Starting at the line that contains "Generate a LaTeX" and stopping at the line that contains "(split |- filtM.north);", transcribe every line of the material below exactly; pictures stay out.

◆ Extracted entries ◆

>>>>

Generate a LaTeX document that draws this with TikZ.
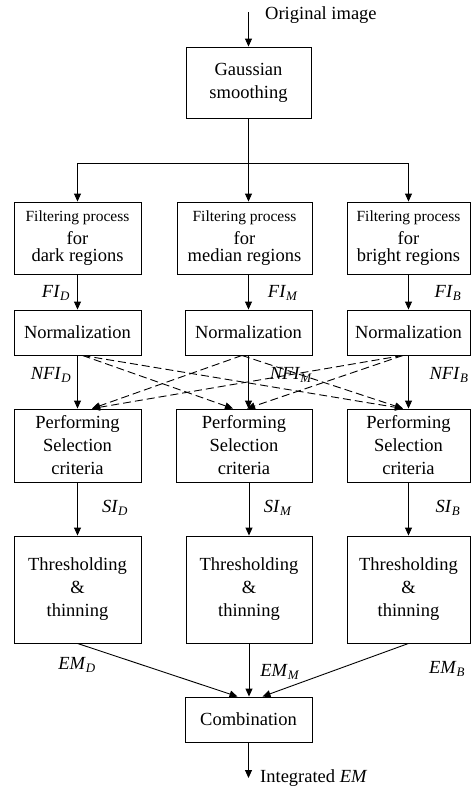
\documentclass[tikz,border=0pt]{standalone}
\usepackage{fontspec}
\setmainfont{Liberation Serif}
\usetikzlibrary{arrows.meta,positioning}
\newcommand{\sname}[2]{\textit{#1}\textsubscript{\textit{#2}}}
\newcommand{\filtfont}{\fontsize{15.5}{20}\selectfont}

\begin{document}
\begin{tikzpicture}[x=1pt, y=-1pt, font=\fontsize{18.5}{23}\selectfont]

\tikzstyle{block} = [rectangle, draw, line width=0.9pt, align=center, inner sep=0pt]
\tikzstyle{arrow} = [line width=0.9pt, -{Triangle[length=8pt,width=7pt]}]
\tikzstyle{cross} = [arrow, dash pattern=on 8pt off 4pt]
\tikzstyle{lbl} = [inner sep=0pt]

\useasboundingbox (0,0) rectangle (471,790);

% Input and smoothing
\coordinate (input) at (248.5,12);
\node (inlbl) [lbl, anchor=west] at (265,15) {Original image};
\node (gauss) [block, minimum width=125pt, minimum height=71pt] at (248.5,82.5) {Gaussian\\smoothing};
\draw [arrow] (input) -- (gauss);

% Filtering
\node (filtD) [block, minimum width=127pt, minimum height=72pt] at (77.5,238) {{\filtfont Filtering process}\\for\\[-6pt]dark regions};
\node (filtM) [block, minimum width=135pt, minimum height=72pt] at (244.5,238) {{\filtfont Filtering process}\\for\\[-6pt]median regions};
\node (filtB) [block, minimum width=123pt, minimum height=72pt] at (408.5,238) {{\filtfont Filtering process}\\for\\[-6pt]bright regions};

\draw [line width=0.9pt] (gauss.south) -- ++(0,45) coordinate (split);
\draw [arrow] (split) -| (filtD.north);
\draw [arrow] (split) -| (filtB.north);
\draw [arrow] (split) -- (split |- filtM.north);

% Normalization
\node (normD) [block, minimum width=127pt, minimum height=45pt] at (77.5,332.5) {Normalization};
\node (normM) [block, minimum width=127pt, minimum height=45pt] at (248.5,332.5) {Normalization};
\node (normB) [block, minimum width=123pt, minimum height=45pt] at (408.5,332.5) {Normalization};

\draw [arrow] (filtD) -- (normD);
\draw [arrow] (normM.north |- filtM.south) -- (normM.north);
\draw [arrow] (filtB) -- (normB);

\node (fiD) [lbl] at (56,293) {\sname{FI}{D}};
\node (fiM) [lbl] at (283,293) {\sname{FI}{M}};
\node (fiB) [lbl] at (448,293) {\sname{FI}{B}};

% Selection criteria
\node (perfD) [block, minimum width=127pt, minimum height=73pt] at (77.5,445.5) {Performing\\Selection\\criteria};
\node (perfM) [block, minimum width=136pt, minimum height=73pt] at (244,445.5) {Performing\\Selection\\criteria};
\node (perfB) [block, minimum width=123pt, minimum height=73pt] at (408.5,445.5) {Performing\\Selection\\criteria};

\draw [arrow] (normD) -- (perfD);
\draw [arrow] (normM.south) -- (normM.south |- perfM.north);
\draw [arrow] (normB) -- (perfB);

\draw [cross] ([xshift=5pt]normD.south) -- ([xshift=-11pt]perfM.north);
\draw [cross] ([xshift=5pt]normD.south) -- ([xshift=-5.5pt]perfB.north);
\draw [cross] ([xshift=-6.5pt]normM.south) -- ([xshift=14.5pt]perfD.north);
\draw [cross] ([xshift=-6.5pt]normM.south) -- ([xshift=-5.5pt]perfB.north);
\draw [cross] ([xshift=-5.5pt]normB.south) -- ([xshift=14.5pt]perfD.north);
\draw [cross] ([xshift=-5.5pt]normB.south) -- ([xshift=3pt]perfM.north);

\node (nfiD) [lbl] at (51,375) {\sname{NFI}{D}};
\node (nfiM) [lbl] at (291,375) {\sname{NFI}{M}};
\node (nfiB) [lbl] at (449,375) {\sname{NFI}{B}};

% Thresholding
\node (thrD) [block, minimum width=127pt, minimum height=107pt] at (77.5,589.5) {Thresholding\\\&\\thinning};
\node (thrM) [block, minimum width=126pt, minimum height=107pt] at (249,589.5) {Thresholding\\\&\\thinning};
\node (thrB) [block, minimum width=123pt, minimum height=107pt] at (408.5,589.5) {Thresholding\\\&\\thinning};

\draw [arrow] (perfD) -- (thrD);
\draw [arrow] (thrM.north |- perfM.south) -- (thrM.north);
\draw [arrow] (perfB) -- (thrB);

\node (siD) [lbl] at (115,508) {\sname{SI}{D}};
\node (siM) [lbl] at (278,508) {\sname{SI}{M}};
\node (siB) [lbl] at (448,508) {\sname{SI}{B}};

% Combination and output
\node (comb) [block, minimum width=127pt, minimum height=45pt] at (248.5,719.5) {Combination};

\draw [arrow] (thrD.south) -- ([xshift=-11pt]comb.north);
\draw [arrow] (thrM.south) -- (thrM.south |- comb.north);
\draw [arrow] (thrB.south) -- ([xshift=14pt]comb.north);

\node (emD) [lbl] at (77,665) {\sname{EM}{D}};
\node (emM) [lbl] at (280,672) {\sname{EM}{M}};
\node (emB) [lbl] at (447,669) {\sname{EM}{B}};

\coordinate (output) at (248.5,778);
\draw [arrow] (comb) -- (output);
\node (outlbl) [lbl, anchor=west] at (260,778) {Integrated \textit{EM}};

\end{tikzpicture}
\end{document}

<<<<
>>>>

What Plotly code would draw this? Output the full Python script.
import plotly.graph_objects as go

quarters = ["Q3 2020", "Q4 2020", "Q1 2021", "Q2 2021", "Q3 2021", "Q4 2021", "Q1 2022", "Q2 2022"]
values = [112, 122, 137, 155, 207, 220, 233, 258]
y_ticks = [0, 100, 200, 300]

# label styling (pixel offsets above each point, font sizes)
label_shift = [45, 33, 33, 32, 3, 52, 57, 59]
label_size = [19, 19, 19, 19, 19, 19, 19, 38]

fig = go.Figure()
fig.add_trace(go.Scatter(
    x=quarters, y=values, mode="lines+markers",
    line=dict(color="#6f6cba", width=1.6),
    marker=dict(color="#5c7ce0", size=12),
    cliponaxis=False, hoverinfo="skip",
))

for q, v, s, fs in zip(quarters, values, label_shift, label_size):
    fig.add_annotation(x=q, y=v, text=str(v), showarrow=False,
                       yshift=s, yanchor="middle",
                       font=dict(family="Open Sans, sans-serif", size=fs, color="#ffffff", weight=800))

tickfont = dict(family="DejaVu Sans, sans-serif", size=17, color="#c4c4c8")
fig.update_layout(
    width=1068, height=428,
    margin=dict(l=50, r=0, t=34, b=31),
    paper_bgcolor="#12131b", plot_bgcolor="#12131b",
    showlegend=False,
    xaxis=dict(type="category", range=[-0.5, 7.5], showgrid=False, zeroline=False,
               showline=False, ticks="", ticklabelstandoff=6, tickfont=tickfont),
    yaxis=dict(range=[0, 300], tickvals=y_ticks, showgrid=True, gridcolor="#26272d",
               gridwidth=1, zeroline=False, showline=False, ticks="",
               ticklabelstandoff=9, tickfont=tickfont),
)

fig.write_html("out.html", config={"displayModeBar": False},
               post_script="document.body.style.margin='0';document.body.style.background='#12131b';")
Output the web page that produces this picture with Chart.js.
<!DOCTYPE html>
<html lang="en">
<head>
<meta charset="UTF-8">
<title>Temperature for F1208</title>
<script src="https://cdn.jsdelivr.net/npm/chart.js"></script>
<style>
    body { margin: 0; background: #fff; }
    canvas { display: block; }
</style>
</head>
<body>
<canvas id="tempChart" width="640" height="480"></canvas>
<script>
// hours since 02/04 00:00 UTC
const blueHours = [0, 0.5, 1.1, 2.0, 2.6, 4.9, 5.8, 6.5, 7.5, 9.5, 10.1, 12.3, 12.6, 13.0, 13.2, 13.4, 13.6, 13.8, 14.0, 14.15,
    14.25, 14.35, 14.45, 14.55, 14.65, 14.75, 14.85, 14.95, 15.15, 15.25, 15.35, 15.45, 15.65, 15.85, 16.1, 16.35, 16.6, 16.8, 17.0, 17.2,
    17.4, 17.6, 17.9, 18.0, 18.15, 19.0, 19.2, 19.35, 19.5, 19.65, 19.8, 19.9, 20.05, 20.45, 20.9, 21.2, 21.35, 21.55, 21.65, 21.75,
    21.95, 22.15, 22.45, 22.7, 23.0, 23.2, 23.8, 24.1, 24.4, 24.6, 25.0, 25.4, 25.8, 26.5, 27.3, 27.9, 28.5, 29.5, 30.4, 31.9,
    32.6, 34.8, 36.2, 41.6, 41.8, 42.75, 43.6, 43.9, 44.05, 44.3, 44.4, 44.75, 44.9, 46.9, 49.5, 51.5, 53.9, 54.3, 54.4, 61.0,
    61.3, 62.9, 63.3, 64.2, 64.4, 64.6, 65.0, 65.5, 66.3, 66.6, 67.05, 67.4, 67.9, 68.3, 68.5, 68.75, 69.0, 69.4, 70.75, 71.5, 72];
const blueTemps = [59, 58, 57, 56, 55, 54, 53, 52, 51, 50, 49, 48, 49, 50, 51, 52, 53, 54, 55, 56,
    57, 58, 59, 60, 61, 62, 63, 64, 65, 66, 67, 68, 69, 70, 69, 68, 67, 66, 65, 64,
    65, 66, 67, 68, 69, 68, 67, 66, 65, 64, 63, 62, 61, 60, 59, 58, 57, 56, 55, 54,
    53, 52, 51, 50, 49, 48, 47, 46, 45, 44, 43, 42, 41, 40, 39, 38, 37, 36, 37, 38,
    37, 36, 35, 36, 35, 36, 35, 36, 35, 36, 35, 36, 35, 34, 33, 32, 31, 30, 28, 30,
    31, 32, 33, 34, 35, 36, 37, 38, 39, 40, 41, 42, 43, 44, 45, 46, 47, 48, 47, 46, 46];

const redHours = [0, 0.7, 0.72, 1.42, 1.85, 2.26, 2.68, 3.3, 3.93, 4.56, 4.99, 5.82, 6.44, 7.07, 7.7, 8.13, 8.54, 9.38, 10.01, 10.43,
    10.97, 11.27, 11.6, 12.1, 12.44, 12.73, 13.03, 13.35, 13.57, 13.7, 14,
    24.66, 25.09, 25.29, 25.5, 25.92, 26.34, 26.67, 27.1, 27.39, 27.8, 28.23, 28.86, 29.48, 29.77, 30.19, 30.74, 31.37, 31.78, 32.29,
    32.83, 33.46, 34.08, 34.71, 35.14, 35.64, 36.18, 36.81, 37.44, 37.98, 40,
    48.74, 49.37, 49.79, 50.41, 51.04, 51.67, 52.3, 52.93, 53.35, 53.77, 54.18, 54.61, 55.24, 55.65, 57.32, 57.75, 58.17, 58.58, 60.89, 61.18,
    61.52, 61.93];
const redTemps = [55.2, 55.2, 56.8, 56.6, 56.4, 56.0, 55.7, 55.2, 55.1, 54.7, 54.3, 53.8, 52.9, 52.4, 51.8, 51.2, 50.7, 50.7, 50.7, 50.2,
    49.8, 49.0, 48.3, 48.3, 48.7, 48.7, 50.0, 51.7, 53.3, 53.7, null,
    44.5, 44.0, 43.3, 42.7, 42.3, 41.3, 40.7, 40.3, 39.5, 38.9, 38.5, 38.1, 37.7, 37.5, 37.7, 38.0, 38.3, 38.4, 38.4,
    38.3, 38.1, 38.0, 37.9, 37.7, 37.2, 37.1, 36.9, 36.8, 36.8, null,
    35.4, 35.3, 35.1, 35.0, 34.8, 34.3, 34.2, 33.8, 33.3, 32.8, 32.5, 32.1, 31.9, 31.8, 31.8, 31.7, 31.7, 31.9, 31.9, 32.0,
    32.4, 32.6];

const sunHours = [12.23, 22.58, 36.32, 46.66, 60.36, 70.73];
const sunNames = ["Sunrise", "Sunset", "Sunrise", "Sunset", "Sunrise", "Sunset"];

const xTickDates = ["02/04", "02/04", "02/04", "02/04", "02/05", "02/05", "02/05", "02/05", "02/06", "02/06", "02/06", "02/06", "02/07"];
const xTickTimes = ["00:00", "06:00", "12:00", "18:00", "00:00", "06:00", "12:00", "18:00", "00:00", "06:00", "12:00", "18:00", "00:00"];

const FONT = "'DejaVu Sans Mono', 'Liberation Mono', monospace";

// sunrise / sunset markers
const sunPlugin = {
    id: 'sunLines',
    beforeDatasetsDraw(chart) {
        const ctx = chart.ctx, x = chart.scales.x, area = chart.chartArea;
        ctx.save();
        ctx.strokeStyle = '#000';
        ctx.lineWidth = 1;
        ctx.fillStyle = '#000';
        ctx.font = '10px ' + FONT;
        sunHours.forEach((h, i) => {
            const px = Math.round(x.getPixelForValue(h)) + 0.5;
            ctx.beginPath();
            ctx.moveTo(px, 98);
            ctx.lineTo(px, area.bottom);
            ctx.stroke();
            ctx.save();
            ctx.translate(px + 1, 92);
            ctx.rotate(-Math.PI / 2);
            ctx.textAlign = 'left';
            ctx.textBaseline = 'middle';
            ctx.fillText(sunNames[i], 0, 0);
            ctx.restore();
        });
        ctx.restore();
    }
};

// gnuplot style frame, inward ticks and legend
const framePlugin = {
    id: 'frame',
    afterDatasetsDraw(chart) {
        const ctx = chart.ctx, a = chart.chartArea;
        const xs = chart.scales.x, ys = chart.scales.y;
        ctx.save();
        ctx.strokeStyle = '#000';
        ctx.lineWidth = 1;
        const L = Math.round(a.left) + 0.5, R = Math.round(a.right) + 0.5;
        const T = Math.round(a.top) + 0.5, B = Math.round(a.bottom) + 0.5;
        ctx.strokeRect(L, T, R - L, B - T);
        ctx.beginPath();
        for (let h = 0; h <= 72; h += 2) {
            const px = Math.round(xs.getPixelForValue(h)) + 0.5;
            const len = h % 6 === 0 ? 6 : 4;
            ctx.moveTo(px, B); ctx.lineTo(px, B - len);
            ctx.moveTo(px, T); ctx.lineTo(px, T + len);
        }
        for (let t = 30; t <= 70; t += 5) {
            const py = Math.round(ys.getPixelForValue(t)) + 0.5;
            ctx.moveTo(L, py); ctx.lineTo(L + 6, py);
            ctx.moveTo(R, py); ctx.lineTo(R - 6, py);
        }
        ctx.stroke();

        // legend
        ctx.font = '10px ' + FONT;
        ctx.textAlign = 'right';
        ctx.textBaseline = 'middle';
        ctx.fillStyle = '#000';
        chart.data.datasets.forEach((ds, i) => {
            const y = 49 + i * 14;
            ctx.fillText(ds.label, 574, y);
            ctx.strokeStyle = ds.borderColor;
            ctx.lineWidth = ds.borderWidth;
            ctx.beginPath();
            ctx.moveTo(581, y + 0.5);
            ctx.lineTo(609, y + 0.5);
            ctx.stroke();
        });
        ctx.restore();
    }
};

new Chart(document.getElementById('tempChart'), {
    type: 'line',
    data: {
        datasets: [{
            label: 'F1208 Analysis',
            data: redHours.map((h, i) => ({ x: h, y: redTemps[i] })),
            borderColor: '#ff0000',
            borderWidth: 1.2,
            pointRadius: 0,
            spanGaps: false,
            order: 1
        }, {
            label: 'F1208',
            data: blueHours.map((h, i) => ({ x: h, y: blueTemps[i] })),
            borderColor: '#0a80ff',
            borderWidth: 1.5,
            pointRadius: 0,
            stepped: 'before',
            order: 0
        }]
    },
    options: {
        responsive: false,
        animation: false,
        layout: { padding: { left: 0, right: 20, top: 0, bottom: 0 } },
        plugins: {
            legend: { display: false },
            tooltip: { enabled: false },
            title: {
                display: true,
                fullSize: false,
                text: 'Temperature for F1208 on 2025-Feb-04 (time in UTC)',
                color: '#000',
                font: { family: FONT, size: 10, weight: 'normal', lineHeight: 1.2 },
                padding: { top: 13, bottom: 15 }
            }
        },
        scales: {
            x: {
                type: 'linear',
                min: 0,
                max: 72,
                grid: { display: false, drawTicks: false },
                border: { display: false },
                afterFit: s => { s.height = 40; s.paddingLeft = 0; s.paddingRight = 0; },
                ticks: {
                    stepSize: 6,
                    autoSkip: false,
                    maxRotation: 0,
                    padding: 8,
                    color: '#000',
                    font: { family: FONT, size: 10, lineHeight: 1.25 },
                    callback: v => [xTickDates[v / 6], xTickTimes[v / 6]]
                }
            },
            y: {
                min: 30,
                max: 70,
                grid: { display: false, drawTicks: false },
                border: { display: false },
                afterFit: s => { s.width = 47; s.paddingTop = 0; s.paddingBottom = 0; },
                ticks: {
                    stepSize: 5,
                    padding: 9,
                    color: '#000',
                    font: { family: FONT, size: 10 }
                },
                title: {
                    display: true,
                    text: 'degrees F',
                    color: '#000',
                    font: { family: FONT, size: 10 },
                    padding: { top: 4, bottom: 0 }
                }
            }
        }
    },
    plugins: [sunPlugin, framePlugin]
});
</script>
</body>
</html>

<<<<
>>>>

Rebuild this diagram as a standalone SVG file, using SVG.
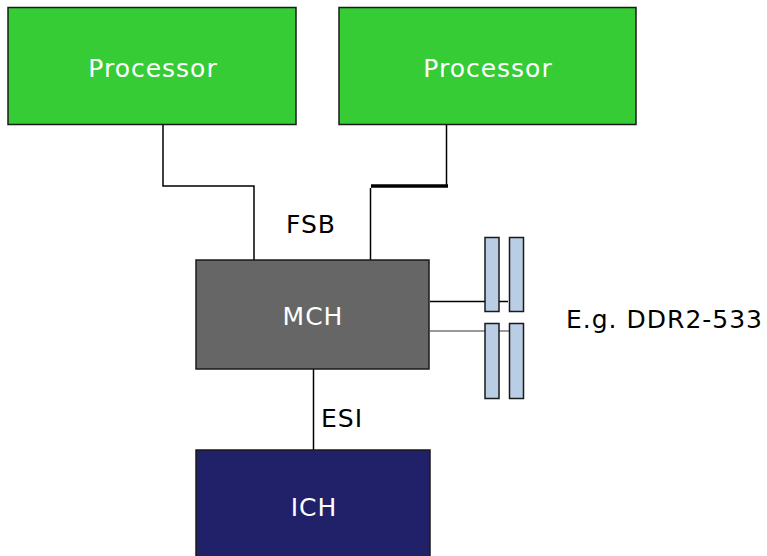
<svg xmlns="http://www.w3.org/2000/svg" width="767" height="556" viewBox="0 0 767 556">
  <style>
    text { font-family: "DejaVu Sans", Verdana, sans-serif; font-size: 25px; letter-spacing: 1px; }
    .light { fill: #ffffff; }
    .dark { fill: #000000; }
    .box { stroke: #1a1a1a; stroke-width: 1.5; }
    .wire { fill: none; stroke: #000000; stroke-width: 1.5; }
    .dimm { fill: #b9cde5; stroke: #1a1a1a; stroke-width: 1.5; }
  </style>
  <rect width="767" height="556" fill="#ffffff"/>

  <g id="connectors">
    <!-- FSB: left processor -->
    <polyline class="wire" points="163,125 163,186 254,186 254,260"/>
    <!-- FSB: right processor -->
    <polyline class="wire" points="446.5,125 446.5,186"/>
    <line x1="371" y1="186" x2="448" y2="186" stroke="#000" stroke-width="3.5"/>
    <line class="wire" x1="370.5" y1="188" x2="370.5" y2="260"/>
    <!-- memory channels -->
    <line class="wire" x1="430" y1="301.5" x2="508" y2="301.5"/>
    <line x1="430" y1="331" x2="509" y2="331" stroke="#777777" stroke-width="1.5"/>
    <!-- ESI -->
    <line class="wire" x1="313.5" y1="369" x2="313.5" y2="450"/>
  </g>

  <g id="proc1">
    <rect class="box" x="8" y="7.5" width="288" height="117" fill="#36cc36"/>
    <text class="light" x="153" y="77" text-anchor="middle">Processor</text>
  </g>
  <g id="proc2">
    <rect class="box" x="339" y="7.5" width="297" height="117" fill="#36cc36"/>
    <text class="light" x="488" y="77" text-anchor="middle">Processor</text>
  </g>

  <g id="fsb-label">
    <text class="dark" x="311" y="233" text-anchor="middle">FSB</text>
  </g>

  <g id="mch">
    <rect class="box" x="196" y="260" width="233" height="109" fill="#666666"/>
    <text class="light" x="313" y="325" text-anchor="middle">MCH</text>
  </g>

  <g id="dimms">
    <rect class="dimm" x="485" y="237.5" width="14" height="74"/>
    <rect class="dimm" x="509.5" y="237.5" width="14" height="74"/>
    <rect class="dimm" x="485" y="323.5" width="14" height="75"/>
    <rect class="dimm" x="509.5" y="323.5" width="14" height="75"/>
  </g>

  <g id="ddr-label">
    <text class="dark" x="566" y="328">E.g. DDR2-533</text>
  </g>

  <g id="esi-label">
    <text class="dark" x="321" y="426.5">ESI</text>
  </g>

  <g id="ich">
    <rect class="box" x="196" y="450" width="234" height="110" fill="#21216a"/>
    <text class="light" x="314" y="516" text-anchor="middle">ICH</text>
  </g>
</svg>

<<<<

◆ Task solution ◆
Generate a LaTeX document that draws this with TikZ.
\documentclass[tikz,border=0pt]{standalone}
\usepackage{fontspec}
\setmainfont{Liberation Serif}
\usetikzlibrary{arrows.meta,positioning}
\newcommand{\sname}[2]{\textit{#1}\textsubscript{\textit{#2}}}
\newcommand{\filtfont}{\fontsize{15.5}{20}\selectfont}

\begin{document}
\begin{tikzpicture}[x=1pt, y=-1pt, font=\fontsize{18.5}{23}\selectfont]

\tikzstyle{block} = [rectangle, draw, line width=0.9pt, align=center, inner sep=0pt]
\tikzstyle{arrow} = [line width=0.9pt, -{Triangle[length=8pt,width=7pt]}]
\tikzstyle{cross} = [arrow, dash pattern=on 8pt off 4pt]
\tikzstyle{lbl} = [inner sep=0pt]

\useasboundingbox (0,0) rectangle (471,790);

% Input and smoothing
\coordinate (input) at (248.5,12);
\node (inlbl) [lbl, anchor=west] at (265,15) {Original image};
\node (gauss) [block, minimum width=125pt, minimum height=71pt] at (248.5,82.5) {Gaussian\\smoothing};
\draw [arrow] (input) -- (gauss);

% Filtering
\node (filtD) [block, minimum width=127pt, minimum height=72pt] at (77.5,238) {{\filtfont Filtering process}\\for\\[-6pt]dark regions};
\node (filtM) [block, minimum width=135pt, minimum height=72pt] at (244.5,238) {{\filtfont Filtering process}\\for\\[-6pt]median regions};
\node (filtB) [block, minimum width=123pt, minimum height=72pt] at (408.5,238) {{\filtfont Filtering process}\\for\\[-6pt]bright regions};

\draw [line width=0.9pt] (gauss.south) -- ++(0,45) coordinate (split);
\draw [arrow] (split) -| (filtD.north);
\draw [arrow] (split) -| (filtB.north);
\draw [arrow] (split) -- (split |- filtM.north);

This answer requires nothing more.